Which makes the film's final act even stranger and more unbelievable. In a stirring research montage (fundamental elements include: protagonist in glasses gasping epiphanically over a crucial document), Joy discovers a fraud perpetrated by one of her creditors. She flies to Dallas to confront him, unleashes a torrent of wit and emerges victorious, contract in hand, her capitalist destiny restored. Flash forward to a quick montage of Joy as the scion of an empire, shrewdly cutting deals, luxuriating in that realized dream of wealthy, tranquil domesticity and doling out opportunities to other harried moms with good ideas. Roll credits.

Suffice it to say, this smacks of narrative desperation. The sudden, frankly incredible stroke of fortune only reveals the story's basic unbelievability. Because Joy's situation is impossible. And in its impossibility, it powerfully depicts the forces arrayed against a working woman's hope for economic advancement--forces of time and space and economy and patriarchal expectation. Only a kind of genius, a woman touched with almost supernatural (or cinematic) gifts of ingenuity, charisma and verbal dexterity could possibly overcome these odds. The fact that the story is based on the life of an actual, living person does not make this observation any less true. Indeed, in the magic of the ending, the film almost acknowledges the preposterousness of the story it wants to tell: the story of the virtuous, self-made woman, the benevolent meritocrat.

In many ways, American Hustle is another telling of this very story. Like Joy, it depicts the way in which survival on capitalism's margins requires ingenious verbal performance and a kind of fantastical self-reinvention. But in American Hustle that self-reinvention becomes outright self-deception. In that version of the story, those margins are morally chaotic; navigating them entails a massive compromise of personal integrity. American Hustle seemed to be indicting capitalism for its inherent tendency toward corruption and moral distortion. In this light, Joy's story of virtuous self-advancement seems all the more naive. Despite the two films' similarities, Joy seems exactly like the kind of yarn that American Hustle was created to repudiate.

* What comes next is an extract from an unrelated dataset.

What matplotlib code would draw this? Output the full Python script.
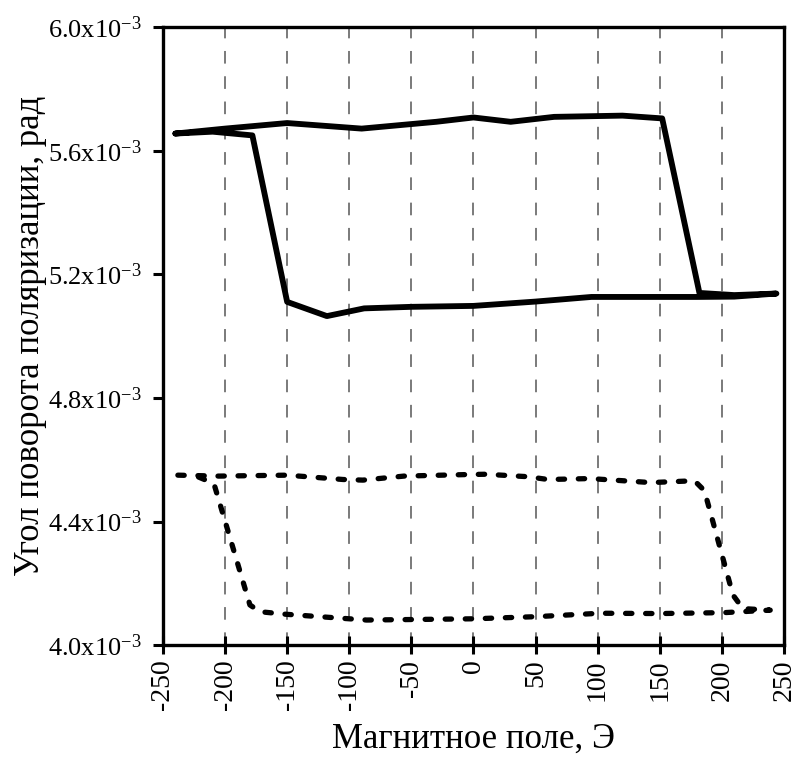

"Why," Berlant wonders, "do people stay attached to conventional good-life fantasies--say, of enduring reciprocity in couples, families, political systems, institutions, markets, and at work--when the evidence of their instability, fragility, and dear cost abounds?" Joy presents that very evidence and yet is unable to resist the fantasy's allure. The film redoubles its investment in a failed economy and in a vision of domestic enchantment demonstrably alien from anything resembling real life. Indeed, Russell's own work has put the lie to this very fantasy. One wonders: Why is he telling this story?